Он стал одним из самых массовых самолетов в истории авиации: было построено более 36 тыс. таких машин. После войны, используя опыт создания и производства Ил-2, конструкторы ОКБ Сухого разработали штурмовик Су-25, который совершил первый полет в 1975 году и до сих пор остается одним из лучших в своем классе. Получивший прозвище «Грач», он участвовал в десятках конфликтов и сегодня активно применяется, подтверждая свою эффективность.
Танковые сражения Великой Отечественной войны стали одними из самых масштабных в истории. И победу в них Красная армия одержала не только благодаря мужеству и мастерству своих экипажей. Несмотря на тяжелейшие условия, тыл обеспечивал фронт железными машинами.

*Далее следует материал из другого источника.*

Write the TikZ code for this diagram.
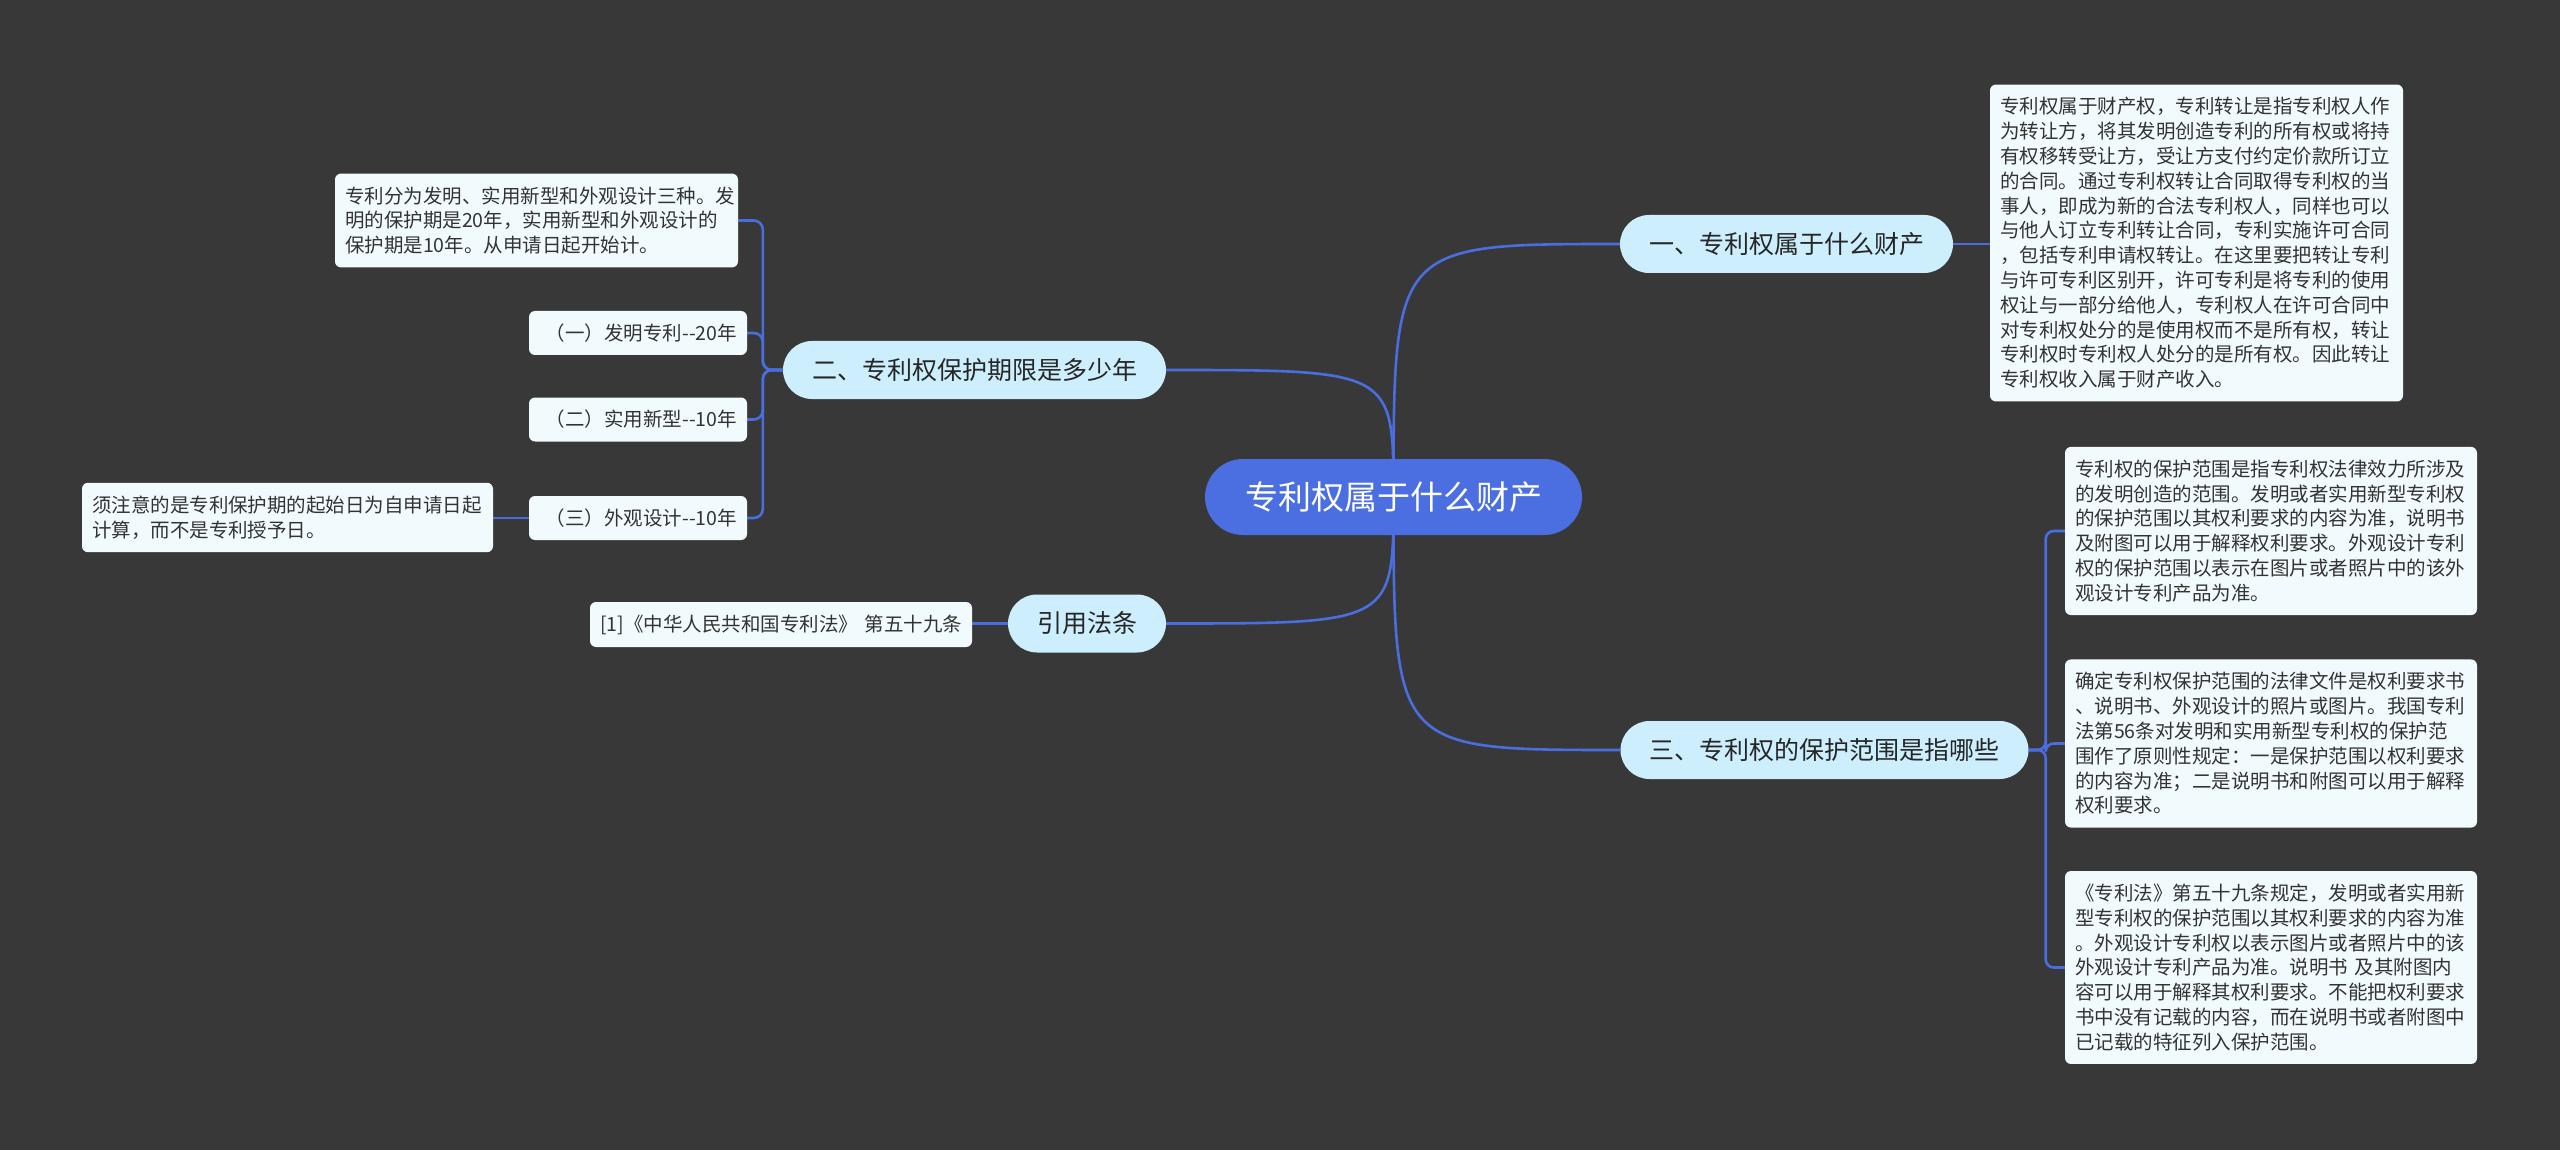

До конца войны было выпущено более 110 тыс. единиц бронетехники, включая легендарные Т-34 и тяжелые ИС-2.
Сегодня традиции советского танкостроения продолжает корпорация «Уралвагонзавод». Именно опыт Великой Отечественной войны позволяет нам оставаться лидерами в танкостроении.
Правнуки «Катюши»
Реактивные системы залпового огня – оружие, по своей мощи уступающее только ядерному. Родоначальником российской реактивной артиллерии стала легендарная «Катюша» – БМ-13. Ее создание – результат многолетней работы советских конструкторов, включая химика Николая Тихомирова, который разработал пороховую смесь с равномерным горением. Первый залп «Катюши» произвел на военных неизгладимое впечатление, и уже через три дня после демонстрации, 21 июня 1941 года, она была принята на вооружение.
В том же году первые «Катюши» были успешно применены под Ельней. Они наводили ужас на врага, но был и серьезный недостаток: большой разброс снарядов при стрельбе. Это требовало огромного расхода боеприпасов и делало оружие менее эффективным.
Повысить точность стрельбы, сделать это оружие по-настоящему грозным позволили расчеты академика Сергея Христиановича, возглавлявшего лабораторию аэродинамики больших скоростей Центрального аэрогидродинамического института. Он нашел гениальное решение: предложил просверлить в корпусе снарядов наклонные боковые отверстия, которые отводили часть пороховых газов. Это закручивало снаряды в полете, увеличивая кучность стрельбы в 4–5 раз. Простой, но эффективный способ не требовал перестройки производства, и уже вскоре усовершенствованные снаряды отправились на фронт. Эта разработка заложила основы для дальнейших исследований в области реактивной артиллерии и сверхзвуковой аэродинамики.
За годы войны было выпущено более 11 тыс. пусковых установок БМ-13. «Катюша» стала не только символом победы. Опыт ее применения лег в основу современных РСЗО, таких как «Град», «Смерч» и «Торнадо». Сегодня эти системы играют ключевую роль в различных широкомасштабных военных операциях, уничтожая командные пункты, склады и технику противника.